Another worrying sign for Russia’s liberals was the appointment, also this year, of Anna Kuznetsova, another devout Orthodox believer, as Russia’s top official for child rights. Kuznetsova had previously said that wombs have memories, and that if a woman has more than one sexual partner, she will give birth to children with loose morals.
As Putin confronts the West over Syria and Ukraine, it is his alliance with the Russian Orthodox Church that has bestowed him with a moral and spiritual authority that belies his past as a KGB officer in the officially atheist Soviet Union. But critics say there is a glaring contradiction at the heart of Putin’s attempt to portray Russia as an ultra-conservative nation with deep Christian beliefs.
“The Russian Orthodox Church is ultimately a weak source of conservatism for the Putin regime because very few Russians actually subscribe to its specific values,” said Geraldine Fagan, the author of Believing in Russia – Religious Policy after Communism. “High rates of divorce and abortion in Russia show that popular attitudes are out of synch with those of the Church.”
According to UN statistics, Russia has the second highest abortion and divorce rates in the world. Abortion rights may soon be a thing of the past however: last month, Patriarch Kirill, lawmakers from Putin’s ruling United Russia party, and Kuznetsova, Russia’s child rights official, all urged Putin to introduce a ban on abortions.
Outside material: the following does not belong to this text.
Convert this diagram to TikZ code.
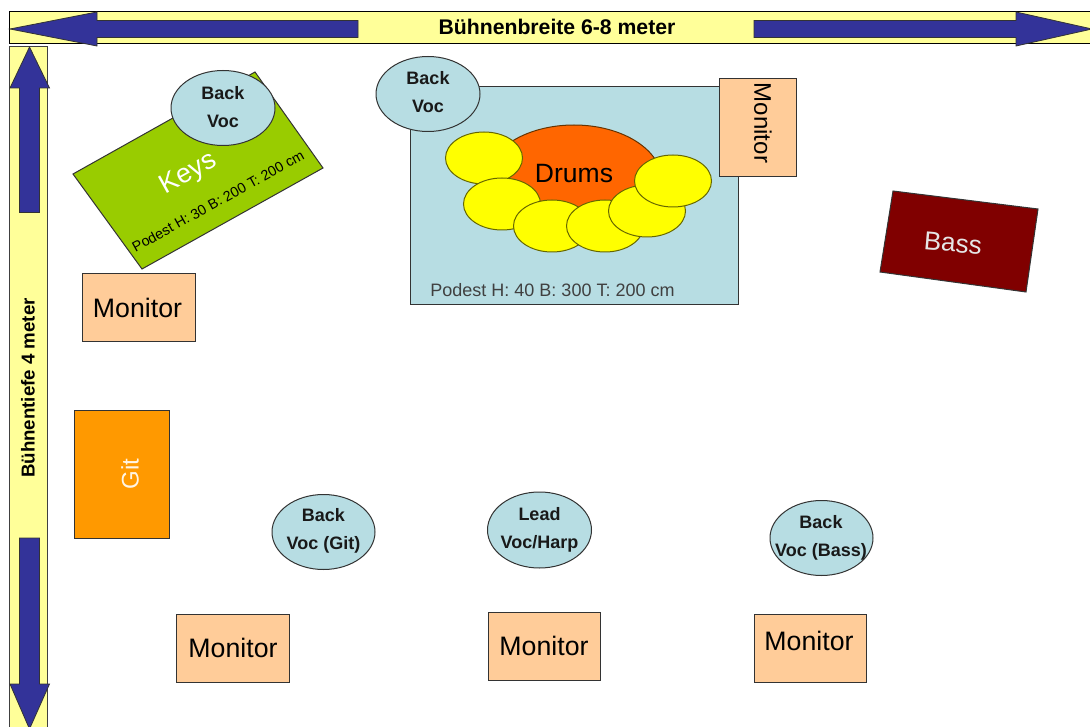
\documentclass[tikz,border=0pt]{standalone}
\usepackage{fontspec}
\setmainfont{Liberation Sans}
\definecolor{barY}{HTML}{FFFF99}
\definecolor{arrowB}{HTML}{333399}
\definecolor{voc}{HTML}{B7DDE3}
\definecolor{mon}{HTML}{FFCC99}
\definecolor{keysG}{HTML}{99CC00}
\definecolor{drumO}{HTML}{FF6600}
\definecolor{gitO}{HTML}{FF9900}
\definecolor{bassR}{HTML}{800000}
\definecolor{edgeD}{HTML}{333333}
\definecolor{cymY}{HTML}{FFFF00}
\definecolor{cymE}{HTML}{666600}
\definecolor{drumE}{HTML}{663300}
\newcommand{\fs}[1]{\fontsize{#1}{#1}\selectfont}
\tikzset{
  x=1pt,y=-1pt,
  barbox/.style={draw=black,fill=barY,line width=1pt},
  arr/.style={draw=edgeD,fill=arrowB,line width=0.8pt},
  outline/.style={draw=edgeD,line width=1pt},
  monbox/.style={outline,fill=mon,rectangle,inner sep=0pt},
  montxt/.style={inner sep=0pt,font=\fs{26.7}},
  vocell/.style={outline,fill=voc,ellipse,inner sep=0pt},
  voctxt/.style={inner sep=0pt,align=center,font=\fs{18}\bfseries,text=black!90},
  cym/.style={draw=cymE,line width=1pt,fill=cymY,ellipse,minimum width=77pt,minimum height=52pt,inner sep=0pt},
  lbl/.style={inner sep=0pt},
}
\usetikzlibrary{shapes.geometric}
\begin{document}
\begin{tikzpicture}
\useasboundingbox (0,0) rectangle (1090,727);
\fill[white] (0,0) rectangle (1090,727);
% bars
\draw[barbox] (9.5,12) rectangle (1091,44);
\draw[barbox,draw=black!75] (9.5,46.5) rectangle (47,728);
% top arrows
\draw[arr] (10,29) -- (97,12) -- (97,20.5) -- (358,20.5) -- (358,37.5) -- (97,37.5) -- (97,46) -- cycle;
\draw[arr] (1092,29) -- (1016,12) -- (1016,20.5) -- (754,20.5) -- (754,37.5) -- (1016,37.5) -- (1016,46) -- cycle;
% side arrows
\draw[arr] (29.5,47) -- (49.5,88) -- (39.5,88) -- (39.5,212.5) -- (19.5,212.5) -- (19.5,88) -- (10,88) -- cycle;
\draw[arr] (29.5,729) -- (49.5,684) -- (39.5,684) -- (39.5,538) -- (19.5,538) -- (19.5,684) -- (10,684) -- cycle;
\node[lbl,font=\fs{21.2}\bfseries] (breite) at (557,27) {Bühnenbreite 6-8 meter};
\node[lbl,font=\fs{18.7}\bfseries,rotate=90] (tiefe) at (28,388) {Bühnentiefe 4 meter};
% keys
\draw[outline,fill=keysG] (255,72) -- (323,168) -- (142,269) -- (73,174) -- cycle;
\node[lbl,font=\fs{27},text=white,rotate=29] (keys) at (189,174) {Keys};
\node[lbl,font=\fs{14.3},rotate=29] (podK) at (218,201) {Podest H: 30 B: 200 T: 200 cm};
\node[vocell,minimum width=104pt,minimum height=75pt] (bv1) at (223,108) {};
\node[voctxt] (bv1t) at (223,107) {Back\\[10pt]Voc};
% drums
\draw[outline,fill=voc] (410.5,86.5) rectangle (738,305);
\node[vocell,minimum width=104pt,minimum height=75pt] (bv2) at (428,94) {};
\node[voctxt] (bv2t) at (428,92) {Back\\[10pt]Voc};
\node[monbox,minimum width=77pt,minimum height=98pt] (m1) at (757.5,128) {};
\node[lbl,font=\fs{24},rotate=-90] (m1t) at (763,123) {Monitor};
\node[ellipse,draw=drumE,line width=1pt,fill=drumO,minimum width=176pt,minimum height=112pt,inner sep=0pt] (drumshell) at (574,181) {};
\node[lbl,font=\fs{26.5}] (drums) at (574,174) {Drums};
\node[cym] (c1) at (484,158) {};
\node[cym] (c2) at (502,204) {};
\node[cym] (c3) at (552,226) {};
\node[cym] (c4) at (605,226) {};
\node[cym] (c5) at (647,211) {};
\node[cym] (c6) at (673,181) {};
\node[lbl,font=\fs{18},text=black!75] (podD) at (552.5,290.5) {Podest H: 40 B: 300 T: 200 cm};
% bass
\draw[outline,fill=bassR] (893,191) -- (1038,209) -- (1026,292) -- (880,272) -- cycle;
\node[lbl,font=\fs{26},text=white!90!black,rotate=-5] (bass) at (953,243) {Bass};
% monitors
\node[monbox,minimum width=113pt,minimum height=68pt] (m2) at (139,308) {};
\node[montxt] (m2t) at (137.5,308) {Monitor};
\node[monbox,minimum width=113pt,minimum height=68pt] (m3) at (233,648) {};
\node[montxt] (m3t) at (233,648) {Monitor};
\node[monbox,minimum width=112pt,minimum height=68pt] (m4) at (544,646) {};
\node[montxt] (m4t) at (544,646) {Monitor};
\node[monbox,minimum width=112pt,minimum height=68pt] (m5) at (810,648) {};
\node[montxt] (m5t) at (809,641) {Monitor};
% git
\node[outline,fill=gitO,rectangle,inner sep=0pt,minimum width=95pt,minimum height=128pt] (git) at (121.5,474) {};
\node[lbl,font=\fs{24},text=white!90!gitO,rotate=90] (gitt) at (130,474) {Git};
% vocals
\node[vocell,minimum width=103pt,minimum height=75pt] (bv3) at (323.5,532) {};
\node[voctxt] (bv3t) at (323.5,531) {Back\\[10pt]Voc (Git)};
\node[vocell,minimum width=104pt,minimum height=76pt] (lv) at (539.5,530) {};
\node[voctxt] (lvt) at (539.5,530) {Lead\\[10pt]Voc/Harp};
\node[vocell,minimum width=103pt,minimum height=75pt] (bv4) at (821.5,538) {};
\node[voctxt] (bv4t) at (821,538) {Back\\[10pt]Voc (Bass)};
\end{tikzpicture}
\end{document}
While the recent wave of ultra-conservatism is reshaping Russia – and its future relations with the West – Kremlin critics such as Petr Pavlensky, a well-known protest artist and co-founder of the Political Propaganda journal, say it is just one more phase in the country’s centuries-old tradition of reactionary politics. The only difference, Pavlensky says, is that while the tsars and the Communists both sought to maintain the status quo, Putin and his allies are seeking to redefine Russia.
“Although there have been fluctuations, Russia has always existed in a state of uninterrupted ultraconservatism,” Pavlensky told Vocativ. “It’s not important what color the knife is that cuts your throat – it still takes your life.”